In a recent article in The Wall Street Journal, Paul Glader and John Semakula named at least part of the damage done to the church by Covid-19:
Last year Pastors Henry Fuhrman and Jerry O’Sullivan of Shelter Rock Church in Nassau County, N.Y., began working as TV preachers. For months they livestreamed sermons as Covid-19 ravaged the leafy communities of Long Island, where their church has several campuses. After overcoming the hurdles of digital worship, they now have a new problem: how to wean the congregation off the convenience of online church.
They aren’t alone. Seventy-five percent of evangelical Protestants in the U.S. have attended church online during the pandemic, according to a recent survey by Infinity Concepts and Grey Matter Research. “We found that 45% of those who experienced online church services now believe that worship online is equal or superior to the in-person experience,” said Mark Dreistadt, president and founder of Infinity Concepts. Only 44% want to return exclusively to in-person worship, according to the report, which surveyed more than 1,000 evangelical Protestants.
With those statistics as a background, Glader and Semakula ask this question: “Are internet services as good as church?”
The answer to that question is an unequivocal “no.” But before I defend that answer, allow me to offer a caveat or two that I have explored to some degree elsewhere:
One: Online communities are important to the well-being of the church. Historically the church’s ability to accomplish its mission has been to be present in the world where we find it. Engaging the questions people grapple with, communicating in the varied media that shape the human experience. Online communities are an important, undoubtedly one of the most important, in our modern world.
Two: People often engage churches by connecting with them online before they connect with them physically. So, churches that neglect their virtual presence create a self-imposed barrier to their ministry.
Three: Online communities offer an experience of church communities that offers opportunities that cannot be achieved in any other way. They extend the reach of churches to people who are not close enough to attend, and they offer people a different way of reflecting on and absorbing those experiences.
All that said, there is a difference between saying that virtual communities are an important extension of a church’s ministry and arguing that those communities are a substitute for the church. As I have outline above, there is every reason to believe the first observation is true. But there is also every reason to believe that the second is not.
Here are some of my reasons:
One: An online church does not engage all of who we are as human beings. There is a reason that the Christian message is so squarely focused on the Incarnation. We are enfleshed beings.
It is almost impossible to segment out what we know cognitively and what we have apprehended physically. Indeed, it could be argued that who we are physically shapes everything else we learn to one degree or another and how we learn it.
The Christian insistence that Jesus is God incarnate is about reconciling our relationship with God. It is about bringing God down into the human condition and about lifting us up into communion with God.
The way that we interact with others online engages a part of that existence. It does not and cannot engage the whole of who we are. We are vulnerable in a different way when we are together physically.

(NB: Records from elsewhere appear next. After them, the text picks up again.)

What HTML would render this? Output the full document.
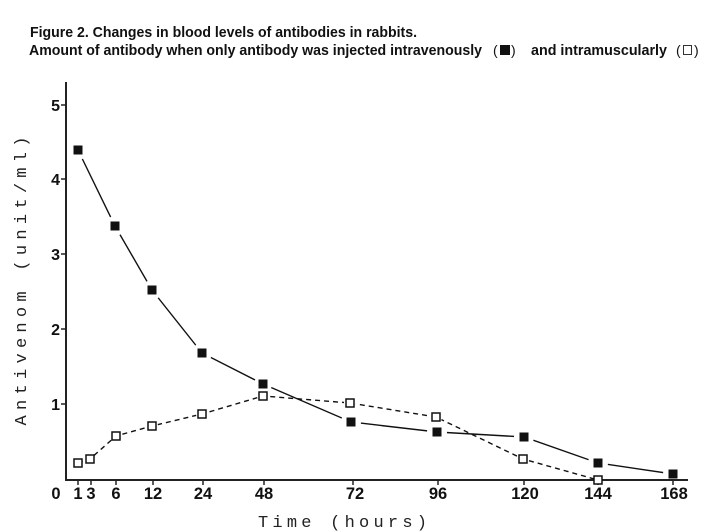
<!DOCTYPE html>
<html><head><meta charset="utf-8"><style>
html,body{margin:0;padding:0;background:#fff;}
svg{display:block;}
</style></head><body>
<svg width="718" height="532" viewBox="0 0 718 532" xmlns="http://www.w3.org/2000/svg">
<rect width="718" height="532" fill="#fff"/>
<!-- Title -->
<g font-family="Liberation Sans, Noto Sans CJK JP, sans-serif" font-size="15" font-weight="bold" fill="#111">
<text x="30" y="37" textLength="387" lengthAdjust="spacingAndGlyphs">Figure 2. Changes in blood levels of antibodies in rabbits.</text>
<text x="29" y="55" textLength="453" lengthAdjust="spacingAndGlyphs">Amount of antibody when only antibody was injected intravenously</text>
<text x="531" y="55" textLength="136" lengthAdjust="spacingAndGlyphs">and intramuscularly</text>
</g>
<g font-family="Liberation Sans, sans-serif" font-size="14" fill="#111">
<text x="493" y="55">(</text>
<text x="511" y="55">)</text>
<text x="676" y="55">(</text>
<text x="694" y="55">)</text>
</g>
<rect x="500" y="45" width="10" height="10" fill="#111"/>
<rect x="683.5" y="45.5" width="8" height="9" fill="none" stroke="#333" stroke-width="1"/>

<!-- series lines -->
<polyline points="78,150 115,226 152,290 202,353 263,384 351,422 437,432 524,437 598,463 673,474" fill="none" stroke="#111" stroke-width="1.4"/>
<polyline points="78,463 90,459 116,436 152,426 202,414 263,396 350,403 436,417 523,459 598,480" fill="none" stroke="#111" stroke-width="1.4" stroke-dasharray="5,4"/>

<!-- halos -->
<g fill="#fff">
<circle cx="78" cy="150" r="10"/><circle cx="115" cy="226" r="10"/><circle cx="152" cy="290" r="10"/>
<circle cx="202" cy="353" r="10"/><circle cx="263" cy="384" r="9"/><circle cx="351" cy="422" r="10"/>
<circle cx="437" cy="432" r="10"/><circle cx="524" cy="437" r="10"/><circle cx="598" cy="463" r="10"/>
<circle cx="673" cy="474" r="10"/>
<circle cx="116" cy="436" r="6"/><circle cx="152" cy="426" r="6"/><circle cx="202" cy="414" r="6"/>
<circle cx="263" cy="396" r="6"/><circle cx="350" cy="403" r="6"/><circle cx="436" cy="417" r="6"/>
<circle cx="523" cy="459" r="6"/>
</g>

<!-- axes -->
<g stroke="#222" stroke-width="2" fill="none">
<line x1="66" y1="82" x2="66" y2="481"/>
<line x1="65" y1="480" x2="688" y2="480"/>
</g>
<g stroke="#222" stroke-width="1.5">
<line x1="61" y1="105" x2="66" y2="105"/>
<line x1="61" y1="179" x2="66" y2="179"/>
<line x1="61" y1="254" x2="66" y2="254"/>
<line x1="61" y1="329" x2="66" y2="329"/>
<line x1="61" y1="404" x2="66" y2="404"/>
<line x1="78" y1="480" x2="78" y2="485"/>
<line x1="91" y1="480" x2="91" y2="485"/>
<line x1="116" y1="480" x2="116" y2="485"/>
<line x1="153" y1="480" x2="153" y2="485"/>
<line x1="203" y1="480" x2="203" y2="485"/>
<line x1="264" y1="480" x2="264" y2="485"/>
<line x1="353" y1="480" x2="353" y2="485"/>
<line x1="438" y1="480" x2="438" y2="485"/>
<line x1="524" y1="480" x2="524" y2="485"/>
<line x1="598" y1="480" x2="598" y2="485"/>
<line x1="673" y1="480" x2="673" y2="485"/>
</g>

<!-- y tick labels -->
<g font-family="Liberation Sans, sans-serif" font-size="16" font-weight="bold" fill="#111" text-anchor="end">
<text x="60" y="111">5</text>
<text x="60" y="185">4</text>
<text x="60" y="260">3</text>
<text x="60" y="335">2</text>
<text x="60" y="410">1</text>
</g>
<!-- x tick labels -->
<g font-family="Liberation Sans, sans-serif" font-size="16.5" font-weight="bold" fill="#111" text-anchor="middle">
<text x="56" y="499">0</text>
<text x="78" y="499">1</text>
<text x="91" y="499">3</text>
<text x="116" y="499">6</text>
<text x="153" y="499">12</text>
<text x="203" y="499">24</text>
<text x="264" y="499">48</text>
<text x="355" y="499">72</text>
<text x="438" y="499">96</text>
<text x="525" y="499">120</text>
<text x="598" y="499">144</text>
<text x="674" y="499">168</text>
</g>

<!-- markers -->
<g fill="#111">
<rect x="73.5" y="145.5" width="9" height="9"/>
<rect x="110.5" y="221.5" width="9" height="9"/>
<rect x="147.5" y="285.5" width="9" height="9"/>
<rect x="197.5" y="348.5" width="9" height="9"/>
<rect x="258.5" y="379.5" width="9" height="9"/>
<rect x="346.5" y="417.5" width="9" height="9"/>
<rect x="432.5" y="427.5" width="9" height="9"/>
<rect x="519.5" y="432.5" width="9" height="9"/>
<rect x="593.5" y="458.5" width="9" height="9"/>
<rect x="668.5" y="469.5" width="9" height="9"/>
</g>
<g fill="#fff" stroke="#111" stroke-width="1.5">
<rect x="74" y="459" width="8" height="8"/>
<rect x="86" y="455" width="8" height="8"/>
<rect x="112" y="432" width="8" height="8"/>
<rect x="148" y="422" width="8" height="8"/>
<rect x="198" y="410" width="8" height="8"/>
<rect x="259" y="392" width="8" height="8"/>
<rect x="346" y="399" width="8" height="8"/>
<rect x="432" y="413" width="8" height="8"/>
<rect x="519" y="455" width="8" height="8"/>
<rect x="594" y="476" width="8" height="8"/>
</g>

<!-- axis titles -->
<text transform="translate(26,281) rotate(-90)" font-family="Liberation Mono, monospace" font-size="17" fill="#222" text-anchor="middle" textLength="289" lengthAdjust="spacing">Antivenom (unit/ml)</text>
<text x="258" y="527" font-family="Liberation Mono, monospace" font-size="17" fill="#222" textLength="169" lengthAdjust="spacing">Time (hours)</text>
</svg>
</body></html>
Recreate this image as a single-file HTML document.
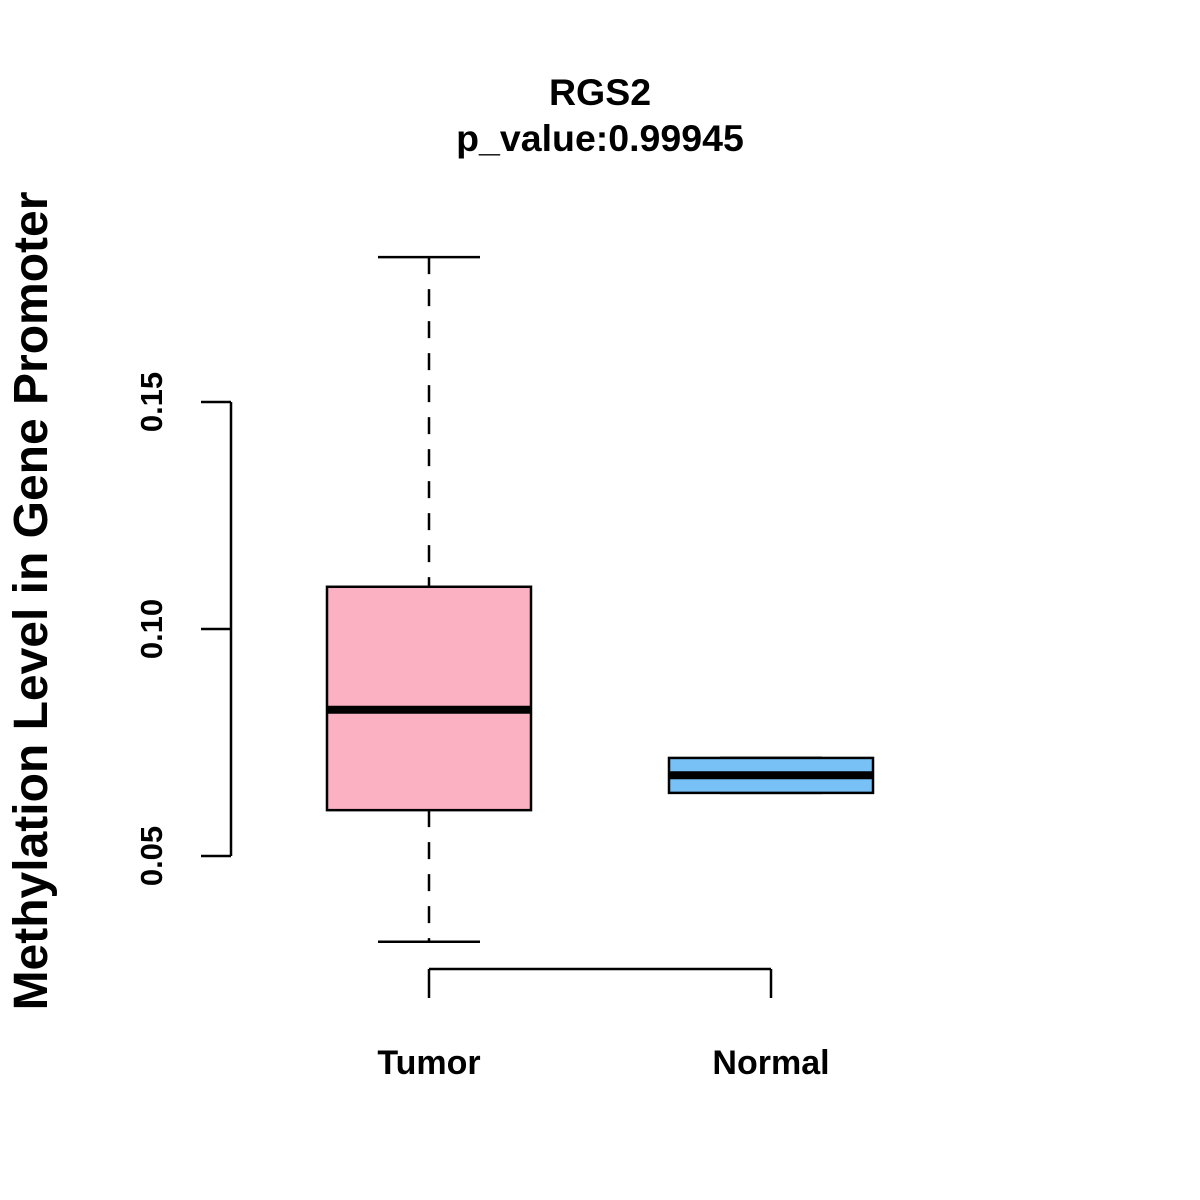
<!DOCTYPE html>
<html><head><meta charset="utf-8"><style>
html,body{margin:0;padding:0;background:#fff;}
svg{display:block;font-family:"Liberation Sans",Arial,sans-serif;font-weight:bold;}
</style></head><body>
<svg id="chart" width="1200" height="1200" viewBox="0 0 1200 1200" xmlns="http://www.w3.org/2000/svg">
<rect width="1200" height="1200" fill="#fff"/>
<text x="600" y="105" text-anchor="middle" font-size="37.5">RGS2</text>
<text x="600" y="151" text-anchor="middle" font-size="37.5">p_value:0.99945</text>
<text transform="translate(47,601) rotate(-90)" text-anchor="middle" font-size="48">Methylation Level in Gene Promoter</text>
<g id="yaxis"></g>
<g id="xaxis"></g>
<g id="boxes"></g>
</svg>
<script>
const categories = ["Tumor", "Normal"];
const whiskerLow = [0.0311, 0.0639];
const q1Values = [0.0601, 0.0639];
const medianValues = [0.0822, 0.0678];
const q3Values = [0.1093, 0.0716];
const whiskerHigh = [0.1819, 0.0716];
const fillColors = ["#FCB1C3", "#77C1F7"];
const yTicks = [0.05, 0.10, 0.15];
const yTickLabels = ["0.05", "0.10", "0.15"];

const NS = "http://www.w3.org/2000/svg";
function y(v){ return 856 - (v - 0.05) * 4540; }
function x(i){ return 429 + i * 342; }
function mk(parent, tag, attrs){
  const e = document.createElementNS(NS, tag);
  for (const k in attrs) e.setAttribute(k, attrs[k]);
  parent.appendChild(e);
  return e;
}
const ya = document.getElementById('yaxis');
const ax = mk(ya, 'line', {x1:231, x2:231, y1:y(yTicks[0]), y2:y(yTicks[yTicks.length-1]), stroke:'#000', 'stroke-width':2.5});


yTicks.forEach((t, i) => {
  const tk = mk(ya, 'line', {x1:201, x2:231, y1:y(t), y2:y(t), stroke:'#000', 'stroke-width':2.5});
  
  
  const lb = mk(ya, 'text', {transform:`translate(162,${y(t)}) rotate(-90)`, 'text-anchor':'middle', 'font-size':31});
  lb.textContent = yTickLabels[i];
  
  
});
const xa = document.getElementById('xaxis');
const xl = mk(xa, 'line', {x1:x(0), x2:x(categories.length-1), y1:969, y2:969, stroke:'#000', 'stroke-width':2.5});


categories.forEach((c, i) => {
  const tk = mk(xa, 'line', {x1:x(i), x2:x(i), y1:969, y2:998, stroke:'#000', 'stroke-width':2.5});
  
  
  const lb = mk(xa, 'text', {x:x(i), y:1074, 'text-anchor':'middle', 'font-size':34});
  lb.textContent = c;
  
  
});
const bg = document.getElementById('boxes');
categories.forEach((c, i) => {
  const cx = x(i);
  const g = mk(bg, 'g', {});
  
  
  mk(g, 'line', {x1:cx, x2:cx, y1:y(whiskerHigh[i]), y2:y(q3Values[i]), stroke:'#000', 'stroke-width':2.5, 'stroke-dasharray':'17 15'});
  mk(g, 'line', {x1:cx, x2:cx, y1:y(q1Values[i]), y2:y(whiskerLow[i]), stroke:'#000', 'stroke-width':2.5, 'stroke-dasharray':'17 15'});
  mk(g, 'line', {x1:cx-51, x2:cx+51, y1:y(whiskerHigh[i]), y2:y(whiskerHigh[i]), stroke:'#000', 'stroke-width':2.5});
  mk(g, 'line', {x1:cx-51, x2:cx+51, y1:y(whiskerLow[i]), y2:y(whiskerLow[i]), stroke:'#000', 'stroke-width':2.5});
  mk(g, 'rect', {x:cx-102, y:y(q3Values[i]), width:204, height:y(q1Values[i]) - y(q3Values[i]), fill:fillColors[i], stroke:'#000', 'stroke-width':2.5});
  mk(g, 'line', {x1:cx-102, x2:cx+102, y1:y(medianValues[i]), y2:y(medianValues[i]), stroke:'#000', 'stroke-width':8});
});
</script>
</body></html>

We are available in a different way when we are together physically.
Two: It is impossible to replicate the sacramental dimension of worship online.
Even if one sets aside the theology that some of us share about ordination and the consecration of the elements, the fact of the matter is that it is the common bread we share and the common cup we consume that that contributes to an experience of the sacramental.
That cannot be done at a distance.
Three: It is impossible to fully participate in the body of Christ online.
It is that reality into which we are baptized. We cannot select experiences – engage them without ever being physically present – participate without being present to one another, without risking and revealing ourselves. And while being online gives us a chance to do these things to some degree, it is inescapably done at a distance.
These three reasons alone are why a virtual church is no substitute for an embodied church.
Virtual experiences can be a vital part of that church’s ministry. It can even allow for a unique brand of intimacy. It cannot be a replacement for being physically present to one another.
And that is why – if congregations move away from that local gathering that is their expression of Christ’s presence in the world – they can count on their churches withering and dying. Even if it was practically possible to maintain such ministries without gathering physically, the Holy Spirit would not sustain it – because to be a spectator, a subscriber, an auditor of church services evades the Christian’s calling and God cannot use us, if that is all we offer to the work of his Kingdom.
To be a Christian is to risk the whole of our embodied selves. To be a Christian is to kneel, elbow to elbow with the other members of the body of Christ. To be a Christian is to share a common bread, a common cup, and to go into the world, bolstered and emboldened by the new understanding of ourselves that emerges from that experience.
God will look elsewhere, if we hide from him and from one another behind the screens of our computers.